Just as the ecological battle to reduce intensive farming in southern Portugal gets noticed abroad, the citizens’ fight to halt plans for a large open-pit lithium mine in Covas do Barroso has moved into international newspapers.
Deutsche Welle started the ball rolling last week (click here), and its article has now been widely syndicated throughout the world.
Meantime Spanish eco-online ‘el salto alto’ has carried an interview with one of the leading figures behind the larger campaign to ensure no mining projects are sanctioned for the area (click here).
The bottom line is the warning that in sitting back and letting the government “turn the country into a big player when it comes to lithium mining”, the country will actually see Portugal adding to CO2 emissions while destroying vast tracts of agricultural heritage landscape; ruining lives and livelihoods; poisoning groundwater and devastating ecosystems.
All in the name of “profit”, explain citizens whose social media buzz this week is being powered by the newly-won public exposure.
Last weekend in Serbia thousands of protestors turned out in force against a plan for a mega lithium extraction project near the Jadar river which even the environmental impact study commissioned by the mining company concerned concluded should not be constructed because it would cause “irreparable damage to the biosphere”.
Events like these have fuelled determination of communities around Covas do Barroso which are ‘corralled’ by various mining plans (click here).

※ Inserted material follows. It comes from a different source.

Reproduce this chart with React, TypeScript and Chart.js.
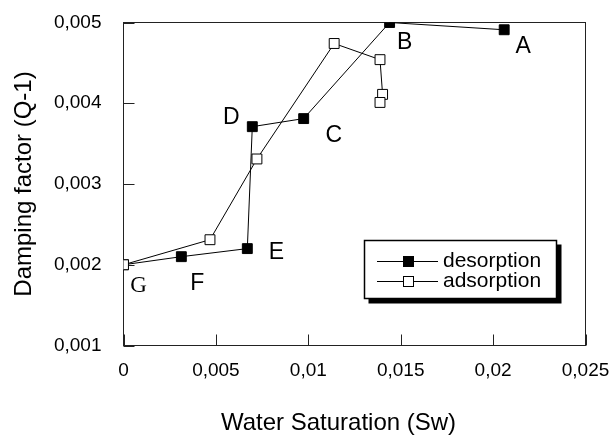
import React, { useEffect, useRef } from 'react';
import { Chart, registerables } from 'chart.js';

Chart.register(...registerables);

// ---- data ----
const desorptionSw = [0.0206, 0.0144, 0.00975, 0.00697, 0.0067, 0.00313, 0];
const desorptionQ = [0.00491, 0.005, 0.00381, 0.00371, 0.0022, 0.0021, 0.002];
const adsorptionSw = [0, 0.00468, 0.00722, 0.0114, 0.01388, 0.01402, 0.01388];
const adsorptionQ = [0.002, 0.00231, 0.00331, 0.00474, 0.00454, 0.00411, 0.00401];
const pointLabels = ['A', 'B', 'C', 'D', 'E', 'F', 'G'];
const xTickLabels = ['0', '0,005', '0,01', '0,015', '0,02', '0,025'];
const yTickLabels = ['0,001', '0,002', '0,003', '0,004', '0,005'];
const legendLabels = ['desorption', 'adsorption'];
const xTitle = 'Water Saturation (Sw)';
const yTitle = 'Damping factor (Q-1)';

// ---- style ----
const SANS = '"Liberation Sans", Arial, Helvetica, sans-serif';
const SERIF = '"Liberation Serif", "Times New Roman", serif';
const labelOffsets: [number, number][] = [
  [19, 17], [15, 20], [30, 17], [-21, -9], [29, 4], [16, 27], [15, 21],
];
const labelFonts = [SANS, SANS, SANS, SANS, SANS, SANS, SERIF];

const zeroPad = (s: any) => {
  s.paddingTop = 0;
  s.paddingBottom = 0;
  s.paddingLeft = 0;
  s.paddingRight = 0;
};

const decorPlugin = {
  id: 'decor',
  beforeDatasetsDraw(chart: any) {
    const { ctx, chartArea: a, scales } = chart;
    ctx.save();
    ctx.strokeStyle = '#222';
    ctx.lineWidth = 1;
    ctx.strokeRect(a.left, a.top, a.right - a.left, a.bottom - a.top);
    // inner ticks
    ctx.beginPath();
    scales.y.ticks.forEach((t: any) => {
      const y = Math.round(scales.y.getPixelForValue(t.value)) + 0.5;
      ctx.moveTo(a.left, y);
      ctx.lineTo(a.left + 11, y);
    });
    scales.x.ticks.forEach((t: any) => {
      const x = Math.round(scales.x.getPixelForValue(t.value)) + 0.5;
      ctx.moveTo(x, a.bottom);
      ctx.lineTo(x, a.bottom - 11);
    });
    ctx.stroke();
    ctx.restore();
  },
  afterDraw(chart: any) {
    const { ctx, chartArea: a } = chart;
    ctx.save();
    // point labels on desorption series
    const meta = chart.getDatasetMeta(0);
    ctx.fillStyle = '#000';
    ctx.textAlign = 'center';
    ctx.textBaseline = 'middle';
    meta.data.forEach((pt: any, i: number) => {
      ctx.font = `23px ${labelFonts[i]}`;
      ctx.fillText(pointLabels[i], pt.x + labelOffsets[i][0], pt.y + labelOffsets[i][1]);
    });
    // x title
    ctx.font = `24px ${SANS}`;
    ctx.fillText(xTitle, (a.left + a.right) / 2 - 16, 423);

    // legend
    const bx = 364.5, by = 240.5, bw = 192, bh = 58;
    ctx.fillStyle = '#000';
    ctx.fillRect(bx + 4, by + 4, bw + 1, bh + 1);
    ctx.fillStyle = '#fff';
    ctx.fillRect(bx, by, bw, bh);
    ctx.strokeStyle = '#000';
    ctx.lineWidth = 1.5;
    ctx.strokeRect(bx, by, bw, bh);
    const ds = chart.data.datasets;
    [0, 1].forEach((k) => {
      const y = by + 21 + k * 20;
      ctx.strokeStyle = '#000';
      ctx.lineWidth = 1;
      ctx.beginPath();
      ctx.moveTo(377, y);
      ctx.lineTo(438, y);
      ctx.stroke();
      ctx.fillStyle = ds[k].pointBackgroundColor;
      ctx.fillRect(403.5, y - 5, 10, 10);
      ctx.strokeRect(403.5, y - 5, 10, 10);
      ctx.fillStyle = '#000';
      ctx.textAlign = 'left';
      ctx.font = `21px ${SANS}`;
      ctx.fillText(legendLabels[k], 443, y);
    });
    ctx.restore();
  },
};

export default function App() {
  const ref = useRef<HTMLCanvasElement>(null);
  useEffect(() => {
    const canvas = ref.current!;
    const chart = new Chart(canvas, {
      type: 'scatter',
      data: {
        datasets: [
          {
            label: legendLabels[0],
            data: desorptionSw.map((x, i) => ({ x, y: desorptionQ[i] })),
            showLine: true,
            borderColor: '#000',
            borderWidth: 1,
            pointStyle: 'rect',
            pointRadius: 7,
            pointBackgroundColor: '#000',
            pointBorderColor: '#000',
            pointBorderWidth: 1,
            order: 2,
          },
          {
            label: legendLabels[1],
            data: adsorptionSw.map((x, i) => ({ x, y: adsorptionQ[i] })),
            showLine: true,
            borderColor: '#000',
            borderWidth: 1,
            pointStyle: 'rect',
            pointRadius: 7,
            pointBackgroundColor: '#fff',
            pointBorderColor: '#000',
            pointBorderWidth: 1,
            order: 1,
          },
        ],
      },
      options: {
        responsive: false,
        animation: false,
        events: [],
        layout: { padding: { top: 22.5, right: 27.5, bottom: 0, left: 0 } },
        plugins: { legend: { display: false }, tooltip: { enabled: false } },
        scales: {
          x: {
            type: 'linear',
            min: 0,
            max: 0.025,
            grid: { display: false, drawTicks: false },
            border: { display: false },
            ticks: {
              stepSize: 0.005,
              padding: 14,
              maxRotation: 0,
              autoSkip: false,
              color: '#000',
              font: { family: SANS, size: 19 },
              callback: (_v: any, i: number) => xTickLabels[i],
            },
            afterFit: (s: any) => {
              s.height = 89.5;
              zeroPad(s);
            },
          },
          y: {
            type: 'linear',
            min: 0.001,
            max: 0.005,
            grid: { display: false, drawTicks: false },
            border: { display: false },
            ticks: {
              stepSize: 0.001,
              padding: 22,
              autoSkip: false,
              color: '#000',
              font: { family: SANS, size: 19 },
              callback: (_v: any, i: number) => yTickLabels[i],
            },
            title: {
              display: true,
              text: yTitle,
              color: '#000',
              font: { family: SANS, size: 24, lineHeight: 1 },
              padding: { top: 12, bottom: 0 },
            },
            afterFit: (s: any) => {
              s.width = 123.5;
              zeroPad(s);
            },
          },
        },
      },
      plugins: [decorPlugin],
    } as any);
    return () => chart.destroy();
  }, []);
  return (
    <div style={{ position: 'fixed', left: 0, top: 0, width: 613, height: 435, background: '#fff' }}>
      <canvas ref={ref} width={613} height={435} style={{ display: 'block' }} />
    </div>
  );
}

Catarina Alves, one of the leading lights in the campaign has told el salto alto online that one of the obstacles in getting the truth across to people has been a “brutal misinformation campaign in the press and television promoted by the Savannah Resources mining company which wants to pass itself off as socially responsible”.

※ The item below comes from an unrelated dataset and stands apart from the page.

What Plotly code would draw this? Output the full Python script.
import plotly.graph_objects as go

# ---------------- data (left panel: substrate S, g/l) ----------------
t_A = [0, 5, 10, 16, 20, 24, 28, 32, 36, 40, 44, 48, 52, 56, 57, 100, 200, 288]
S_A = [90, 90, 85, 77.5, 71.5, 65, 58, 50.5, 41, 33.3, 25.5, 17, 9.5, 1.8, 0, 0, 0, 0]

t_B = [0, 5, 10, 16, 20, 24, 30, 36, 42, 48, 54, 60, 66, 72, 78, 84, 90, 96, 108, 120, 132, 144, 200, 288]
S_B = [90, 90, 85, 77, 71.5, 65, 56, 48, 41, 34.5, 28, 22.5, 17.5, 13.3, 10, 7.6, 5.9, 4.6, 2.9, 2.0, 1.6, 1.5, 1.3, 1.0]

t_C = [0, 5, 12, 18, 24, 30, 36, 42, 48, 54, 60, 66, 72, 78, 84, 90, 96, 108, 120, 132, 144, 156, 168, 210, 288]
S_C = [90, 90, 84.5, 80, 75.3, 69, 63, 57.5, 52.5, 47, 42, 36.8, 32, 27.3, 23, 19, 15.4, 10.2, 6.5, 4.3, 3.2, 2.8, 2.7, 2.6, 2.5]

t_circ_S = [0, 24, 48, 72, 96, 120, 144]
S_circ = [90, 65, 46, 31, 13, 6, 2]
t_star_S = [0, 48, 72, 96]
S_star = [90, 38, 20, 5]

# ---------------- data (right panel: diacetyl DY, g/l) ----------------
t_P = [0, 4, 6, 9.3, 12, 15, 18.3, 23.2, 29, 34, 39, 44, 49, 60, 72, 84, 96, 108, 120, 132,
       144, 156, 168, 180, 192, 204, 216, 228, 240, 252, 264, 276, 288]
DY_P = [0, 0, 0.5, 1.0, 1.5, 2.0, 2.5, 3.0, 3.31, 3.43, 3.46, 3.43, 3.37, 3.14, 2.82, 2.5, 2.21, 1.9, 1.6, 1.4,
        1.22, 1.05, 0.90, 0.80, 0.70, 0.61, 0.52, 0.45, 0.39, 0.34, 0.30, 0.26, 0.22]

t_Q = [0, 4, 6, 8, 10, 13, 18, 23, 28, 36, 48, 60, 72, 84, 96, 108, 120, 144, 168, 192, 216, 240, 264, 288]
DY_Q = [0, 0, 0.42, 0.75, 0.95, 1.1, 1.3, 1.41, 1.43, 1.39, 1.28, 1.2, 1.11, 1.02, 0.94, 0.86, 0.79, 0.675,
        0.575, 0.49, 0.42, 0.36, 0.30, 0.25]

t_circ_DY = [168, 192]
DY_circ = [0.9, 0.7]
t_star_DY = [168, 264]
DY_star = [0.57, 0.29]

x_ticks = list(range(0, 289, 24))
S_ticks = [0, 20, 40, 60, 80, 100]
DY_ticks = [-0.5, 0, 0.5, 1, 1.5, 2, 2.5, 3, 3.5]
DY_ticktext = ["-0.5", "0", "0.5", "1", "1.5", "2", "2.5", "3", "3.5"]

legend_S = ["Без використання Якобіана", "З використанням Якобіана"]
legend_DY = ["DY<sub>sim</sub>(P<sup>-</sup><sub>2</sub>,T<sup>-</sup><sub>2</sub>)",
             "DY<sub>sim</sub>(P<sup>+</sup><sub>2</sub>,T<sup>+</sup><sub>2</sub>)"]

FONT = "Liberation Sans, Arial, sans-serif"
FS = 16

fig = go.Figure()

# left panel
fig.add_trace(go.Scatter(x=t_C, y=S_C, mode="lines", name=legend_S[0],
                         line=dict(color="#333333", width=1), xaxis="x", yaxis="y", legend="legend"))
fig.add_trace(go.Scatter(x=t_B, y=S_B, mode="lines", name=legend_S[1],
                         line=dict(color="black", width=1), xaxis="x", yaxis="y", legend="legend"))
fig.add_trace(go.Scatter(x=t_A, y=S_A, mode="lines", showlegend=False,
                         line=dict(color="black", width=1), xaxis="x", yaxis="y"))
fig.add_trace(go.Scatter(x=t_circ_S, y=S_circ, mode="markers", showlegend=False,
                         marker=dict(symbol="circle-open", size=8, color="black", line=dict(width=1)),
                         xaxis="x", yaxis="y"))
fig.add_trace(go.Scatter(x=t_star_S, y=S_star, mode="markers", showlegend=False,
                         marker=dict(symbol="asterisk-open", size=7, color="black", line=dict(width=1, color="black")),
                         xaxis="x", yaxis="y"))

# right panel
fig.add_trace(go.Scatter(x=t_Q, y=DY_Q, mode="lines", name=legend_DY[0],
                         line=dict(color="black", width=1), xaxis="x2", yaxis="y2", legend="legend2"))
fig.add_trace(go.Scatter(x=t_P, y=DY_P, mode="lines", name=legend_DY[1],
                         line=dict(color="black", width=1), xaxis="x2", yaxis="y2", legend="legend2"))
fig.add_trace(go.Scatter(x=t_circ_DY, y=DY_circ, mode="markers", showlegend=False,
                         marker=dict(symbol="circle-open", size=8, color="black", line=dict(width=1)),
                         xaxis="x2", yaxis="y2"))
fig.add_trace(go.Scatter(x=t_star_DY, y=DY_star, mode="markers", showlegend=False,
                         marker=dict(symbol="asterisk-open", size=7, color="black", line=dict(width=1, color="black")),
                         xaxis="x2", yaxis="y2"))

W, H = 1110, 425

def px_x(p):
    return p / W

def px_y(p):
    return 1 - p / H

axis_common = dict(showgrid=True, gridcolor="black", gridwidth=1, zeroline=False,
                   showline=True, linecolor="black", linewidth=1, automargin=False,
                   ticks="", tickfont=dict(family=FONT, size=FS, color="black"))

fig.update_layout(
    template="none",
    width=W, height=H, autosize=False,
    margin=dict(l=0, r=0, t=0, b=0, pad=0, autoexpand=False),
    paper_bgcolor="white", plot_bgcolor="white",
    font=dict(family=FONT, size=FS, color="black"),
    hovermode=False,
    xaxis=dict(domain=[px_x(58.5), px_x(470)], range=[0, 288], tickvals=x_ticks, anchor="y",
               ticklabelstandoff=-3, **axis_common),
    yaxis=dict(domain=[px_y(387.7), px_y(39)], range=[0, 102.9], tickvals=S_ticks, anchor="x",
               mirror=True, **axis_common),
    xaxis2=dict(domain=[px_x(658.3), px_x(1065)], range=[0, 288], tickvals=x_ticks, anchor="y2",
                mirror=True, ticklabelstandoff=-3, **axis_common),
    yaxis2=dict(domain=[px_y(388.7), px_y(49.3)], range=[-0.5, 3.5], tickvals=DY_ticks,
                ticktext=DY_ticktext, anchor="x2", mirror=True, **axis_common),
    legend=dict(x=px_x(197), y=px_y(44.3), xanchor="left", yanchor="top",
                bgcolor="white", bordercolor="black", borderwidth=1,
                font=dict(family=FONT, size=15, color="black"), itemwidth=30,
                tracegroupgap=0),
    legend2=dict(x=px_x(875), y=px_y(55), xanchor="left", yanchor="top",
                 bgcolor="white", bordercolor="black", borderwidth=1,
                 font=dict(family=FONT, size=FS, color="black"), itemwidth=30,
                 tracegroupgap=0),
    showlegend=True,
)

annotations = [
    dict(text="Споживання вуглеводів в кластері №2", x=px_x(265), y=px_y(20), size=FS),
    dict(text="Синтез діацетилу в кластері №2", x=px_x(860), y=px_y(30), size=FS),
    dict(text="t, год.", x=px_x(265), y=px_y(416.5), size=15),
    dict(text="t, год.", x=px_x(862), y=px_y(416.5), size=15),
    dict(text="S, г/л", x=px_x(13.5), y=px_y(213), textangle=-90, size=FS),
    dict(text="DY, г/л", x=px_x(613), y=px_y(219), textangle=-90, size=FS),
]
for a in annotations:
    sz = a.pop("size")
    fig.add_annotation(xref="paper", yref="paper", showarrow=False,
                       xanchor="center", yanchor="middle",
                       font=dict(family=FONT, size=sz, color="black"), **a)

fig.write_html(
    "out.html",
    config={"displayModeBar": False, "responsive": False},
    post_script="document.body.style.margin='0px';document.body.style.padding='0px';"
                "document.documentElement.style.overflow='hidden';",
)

“In Covas there is no doubt, all the people know the mine will have a great negative impact, they are completely opposed to the process, they know that the people will have to leave. (Savannah) don’t want facilities, they don’t want farmers to become miners. Land use will change. Everything will change, the water, the livestock. The mine will be bad for us. Noise will be heard all the time, (Savannah) will destroy the territory: the mine will be 40 meters from the nearest houses — in the case of the Borralha mine— or 200 meters —in the case of the mine planned for Covas do Barroso. In addition, we will have to resist daily explosions and see heaps (of excavated material) almost 200 meters high…”
Deutsche Welle has also focused on the ecological damage, interviewing activist and local producer Nelson Gomes, who explains: “The whole landscape and its ecological balance will be destroyed”.
The paper explains: “Portugal’s government, however, is pointing to the big picture. Three years ago, it adopted a multibillion-euro national lithium strategy. It keeps dreaming of a Gigafactory and a refinery for processing lithium ore”… but whether this will actually happen is “uncertain…”
This is the aspect that is less present in Portuguese media reports: the serious doubt that the government really WILL get the lithium refinery it keeps talking about (click here): “the odds are the profitable processing of the raw material will happen abroad”, Nuno Forner of ZERO tells DW..
For now, all reports concede that “the Portuguese government expects work on the mine(s) to start as early as next year, arguing that natural resources are a common good and some sacrifices have to be made”.
Activists intent on saving their hills and valleys are in no mood for sacrifices however. Nelson Gomes tells DW, the fight against the mine will continue “with all means if need be”.